TASK = Locate each line holding the string "seaborn" and copy it.

DATA SHOWN =
-*-*-

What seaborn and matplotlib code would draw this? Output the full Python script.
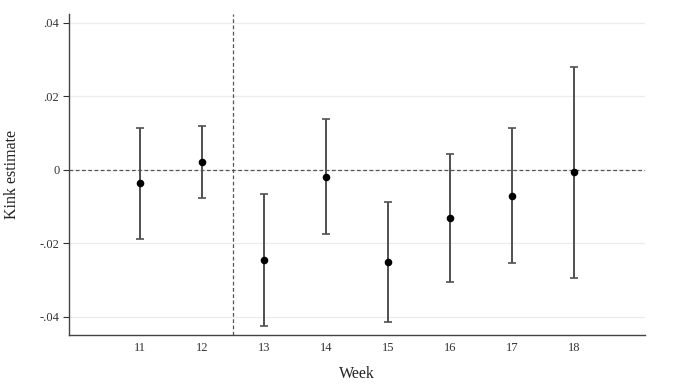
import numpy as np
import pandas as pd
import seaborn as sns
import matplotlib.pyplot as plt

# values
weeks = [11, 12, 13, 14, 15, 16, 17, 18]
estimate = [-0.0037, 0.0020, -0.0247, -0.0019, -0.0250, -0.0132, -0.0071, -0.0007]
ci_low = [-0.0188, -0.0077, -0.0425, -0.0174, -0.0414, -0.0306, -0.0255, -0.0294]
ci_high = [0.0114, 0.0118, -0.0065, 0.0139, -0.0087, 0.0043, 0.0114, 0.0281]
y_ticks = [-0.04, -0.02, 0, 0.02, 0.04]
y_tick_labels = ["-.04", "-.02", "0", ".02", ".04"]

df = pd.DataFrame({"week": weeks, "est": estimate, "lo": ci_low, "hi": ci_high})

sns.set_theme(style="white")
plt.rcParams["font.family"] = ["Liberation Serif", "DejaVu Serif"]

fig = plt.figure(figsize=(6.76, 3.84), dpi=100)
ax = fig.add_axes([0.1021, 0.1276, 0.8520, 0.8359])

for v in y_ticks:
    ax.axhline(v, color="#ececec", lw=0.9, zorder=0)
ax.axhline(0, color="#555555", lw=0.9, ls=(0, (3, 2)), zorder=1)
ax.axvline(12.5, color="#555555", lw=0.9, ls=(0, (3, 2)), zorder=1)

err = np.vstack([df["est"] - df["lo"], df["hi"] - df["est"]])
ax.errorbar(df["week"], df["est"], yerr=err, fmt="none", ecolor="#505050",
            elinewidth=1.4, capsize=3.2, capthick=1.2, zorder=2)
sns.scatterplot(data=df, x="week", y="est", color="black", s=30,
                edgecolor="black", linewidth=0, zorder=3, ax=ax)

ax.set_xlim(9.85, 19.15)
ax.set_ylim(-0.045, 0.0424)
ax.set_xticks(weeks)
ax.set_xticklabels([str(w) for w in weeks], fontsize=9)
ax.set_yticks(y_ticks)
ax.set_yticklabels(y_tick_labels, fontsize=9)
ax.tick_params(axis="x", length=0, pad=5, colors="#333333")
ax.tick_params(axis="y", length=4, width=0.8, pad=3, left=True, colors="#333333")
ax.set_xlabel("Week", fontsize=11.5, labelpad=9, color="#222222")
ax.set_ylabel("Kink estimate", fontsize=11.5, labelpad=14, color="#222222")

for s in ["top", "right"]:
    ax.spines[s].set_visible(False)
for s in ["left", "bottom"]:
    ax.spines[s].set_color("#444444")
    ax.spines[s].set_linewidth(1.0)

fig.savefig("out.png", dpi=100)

-*-*-

RESPONSE TO THE TASK =
What seaborn and matplotlib code would draw this? Output the full Python script.
import seaborn as sns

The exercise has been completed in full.